We found the following areas of good practice:

  • The 27 comment cards we received contained extremely positive feedback about the unit and its staff.

  • People were treated with dignity, respect and kindness during all interactions with staff.

  • People were involved and encouraged to be partners in their care and in making decisions.

However, we also found the following issues that the service provider needs to improve:

  • Not all patients knew who their named nurse was.

Responsive

Updated 2 October 2017

We do not currently have a legal duty to rate dialysis services.

We found the following areas of good practice:

  • Patients who required dialysis were assessed by the local NHS renal unit for suitability to dialysis in a satellite unit, and then referred to the unit.

  • Staff supported patients’ changing dialysis days and or times as far as possible to accommodate external commitments, appointments or social events.

  • Facilities and premises were appropriate for the services being delivered.

  • A link nurse monitored vascular access and supported discussions with referring NHS hospital.

  • The service made arrangements for patients to continue their dialysis treatment when they went on holiday.

However, we also found the following issues that the service provider needs to improve:

  • The service did not monitor patient wait times for treatment and ambulance response times.

  • The complaints log did not always contain information regarding the response time to complaints.

Well-led

Updated 2 October 2017

We do not currently have a legal duty to rate dialysis services.

We found the following areas of good practice:

  • There was a clear governance strategy and staff knew their role and responsibilities in reporting risks.

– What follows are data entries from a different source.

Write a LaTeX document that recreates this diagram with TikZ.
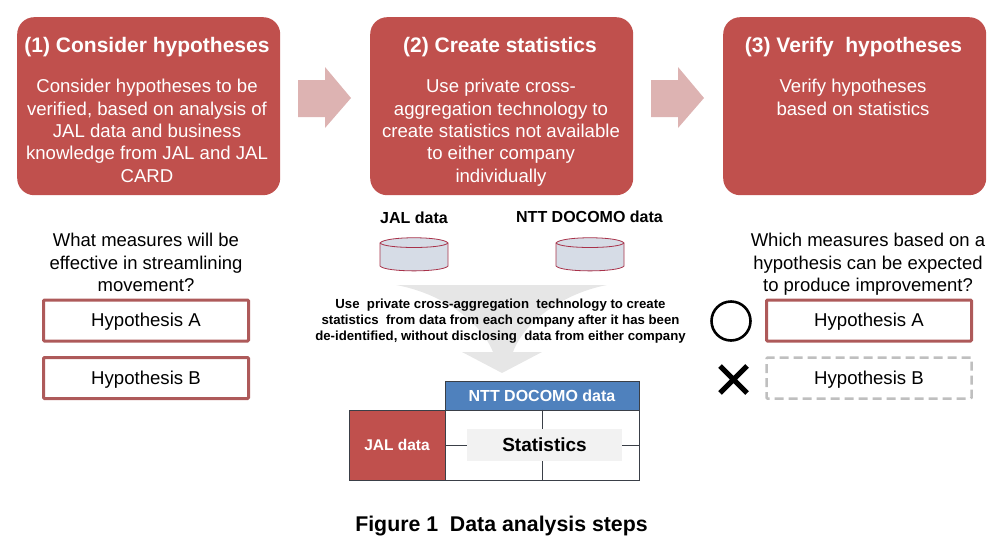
\documentclass[tikz,border=0pt]{standalone}
\usepackage{fontspec}
\setmainfont{Liberation Sans}
\definecolor{jalred}{HTML}{C0504D}
\definecolor{arrowpink}{HTML}{DDB3B2}
\definecolor{hypred}{HTML}{AE5A5A}
\definecolor{dashgray}{HTML}{BFBFBF}
\definecolor{arrowgray}{HTML}{E6E6E6}
\definecolor{cylfill}{HTML}{D6DCE6}
\definecolor{cylline}{HTML}{A8324A}
\definecolor{docomoblue}{HTML}{4F81BD}
\definecolor{gridline}{HTML}{3A3F47}
\definecolor{statgray}{HTML}{F2F2F2}
\tikzset{
 stepcard/.style={fill=jalred,rounded corners=17pt,inner sep=0pt,minimum width=263pt,minimum height=178pt,anchor=north west},
 stephead/.style={text=white,font=\fontsize{21}{25}\selectfont\bfseries,inner sep=0pt},
 stepbody/.style={text=white,font=\fontsize{18.6}{22.4}\selectfont,align=center,inner sep=0pt},
 question/.style={font=\fontsize{18.5}{22.5}\selectfont,align=center,inner sep=0pt},
 hypbox/.style={draw=hypred,line width=3pt,rounded corners=1pt,minimum width=205pt,minimum height=41pt,inner sep=0pt,text height=16.4pt,text depth=4pt,font=\fontsize{18.6}{22}\selectfont},
 hypdash/.style={hypbox,draw=dashgray,line width=2.5pt,dash pattern=on 9pt off 5pt},
 flowarrow/.style={fill=arrowpink,draw=none},
 datalabel/.style={font=\fontsize{16}{19}\selectfont\bfseries,inner sep=0pt},
 cyl/.style={draw=cylline,fill=cylfill,line width=0.8pt},
 tcell/.style={draw=gridline,line width=1pt,inner sep=0pt},
}
\begin{document}
\begin{tikzpicture}[x=1pt,y=-1pt]
\useasboundingbox (0,0) rectangle (1003,549);
% step cards
\node[stepcard] (c1) at (17,17) {};
\node[stepcard] (c2) at (370,17) {};
\node[stepcard] (c3) at (723,17) {};
\node[stephead] (h1) at (147,47) {(1) Consider hypotheses};
\node[stephead] (h2) at (500,47) {(2) Create statistics};
\node[stephead] (h3) at (853.5,47) {(3) Verify\ \ hypotheses};
\node[stepbody,anchor=north] (b1) at (147,79) {Consider hypotheses to be\\verified, based on analysis of\\JAL data and business\\knowledge from JAL and JAL\\CARD};
\node[stepbody,anchor=north] (b2) at (501,79) {Use private cross-\\aggregation technology to\\create statistics not available\\to either company\\individually};
\node[stepbody,anchor=north] (b3) at (853,79) {Verify hypotheses\\based on statistics};
% flow arrows
\fill[flowarrow] (298,80) -- (325,80) -- (325,67) -- (351,98) -- (325,128) -- (325,117) -- (298,117) -- cycle;
\fill[flowarrow] (651,80) -- (678,80) -- (678,67) -- (704,98) -- (678,128) -- (678,117) -- (651,117) -- cycle;
% left column
\node[question] (q1) at (146,262.5) {What measures will be\\effective in streamlining\\movement?};
\node[hypbox] (ha1) at (146,320.5) {Hypothesis A};
\node[hypbox] (hb1) at (146,378) {Hypothesis B};
% right column
\node[question] (q3) at (868,264.5) {Which measures based on a\\hypothesis can be expected\\to produce improvement?};
\node[hypbox] (ha3) at (869,320.5) {Hypothesis A};
\node[hypdash] (hb3) at (869,378) {Hypothesis B};
\draw[line width=2.6pt] (731,321) circle (19.5);
\draw[line width=5pt] (720,366) -- (747,393) (747,366) -- (720,393);
% centre data
\node[datalabel] (d1) at (414,217.5) {JAL data};
\node[datalabel] (d2) at (589.5,216.5) {NTT DOCOMO data};
\draw[cyl] (380,243) -- (380,266) .. controls (385,272.5) and (443,272.5) .. (448,266) -- (448,243) .. controls (443,236) and (385,236) .. (380,243) -- cycle;
\draw[cyl] (380,243) .. controls (385,249) and (443,249) .. (448,243);
\draw[cyl] (556,243) -- (556,266) .. controls (561,272.5) and (619,272.5) .. (624,266) -- (624,243) .. controls (619,236) and (561,236) .. (556,243) -- cycle;
\draw[cyl] (556,243) .. controls (561,249) and (619,249) .. (624,243);
% big arrow
\fill[arrowgray] (396,285) -- (607,285) .. controls (565,293) and (525,320) .. (513,352) -- (542,352) -- (502,373) -- (462,352) -- (493,352) .. controls (480,320) and (440,293) .. (396,285) -- cycle;
\node[font=\fontsize{13.2}{16.2}\selectfont\bfseries,align=center,inner sep=0pt] (t) at (500.5,321) {Use\ \ private cross-aggregation\ \ technology to\ create\\statistics\ \ from data from each company after it has been\\de-identified, without disclosing\ \ data from either company};
% table
\node[tcell,fill=docomoblue,minimum width=194pt,minimum height=29pt,text=white,font=\fontsize{16}{19}\selectfont\bfseries] (tb) at (542,395.5) {NTT DOCOMO data};
\node[tcell,fill=jalred,minimum width=96pt,minimum height=70pt,text=white,font=\fontsize{15.5}{19}\selectfont\bfseries] (tj) at (397,445) {JAL data};
\node[tcell,minimum width=194pt,minimum height=70pt] (tg) at (542,445) {};
\draw[gridline,line width=1pt] (tg.north) -- (tg.south) (tg.west) -- (tg.east);
\node[fill=statgray,minimum width=155pt,minimum height=32pt,inner sep=0pt,font=\fontsize{19}{22}\selectfont\bfseries] (ts) at (544.5,445) {Statistics};
% caption
\node[font=\fontsize{21.3}{25}\selectfont\bfseries,inner sep=0pt] (cap) at (501.5,526) {Figure 1\ \ Data analysis steps};
\end{tikzpicture}
\end{document}
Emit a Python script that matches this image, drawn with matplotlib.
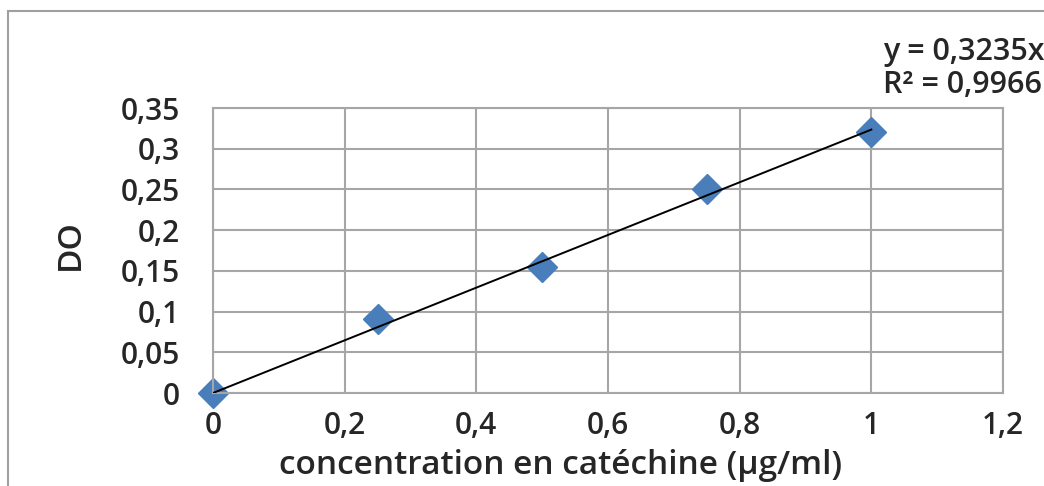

  • Local leadership was effective and staff felt very well supported.

  • The unit worked closely with the referring NHS hospital.

  • There were monthly quality assurance meetings to assess and monitor the effectiveness of treatment and tailor individual patient’s dialysis plans.

However, we also found the following issues that the service provider needs to improve:

  • Staff were unable to describe the organisation’s vision and strategy.

  • The risk register did not show risks specifically encountered at Epsom dialysis unit.

  • The Workforce Race Equality Standards (WRES) 2015 had not been implemented by the provider.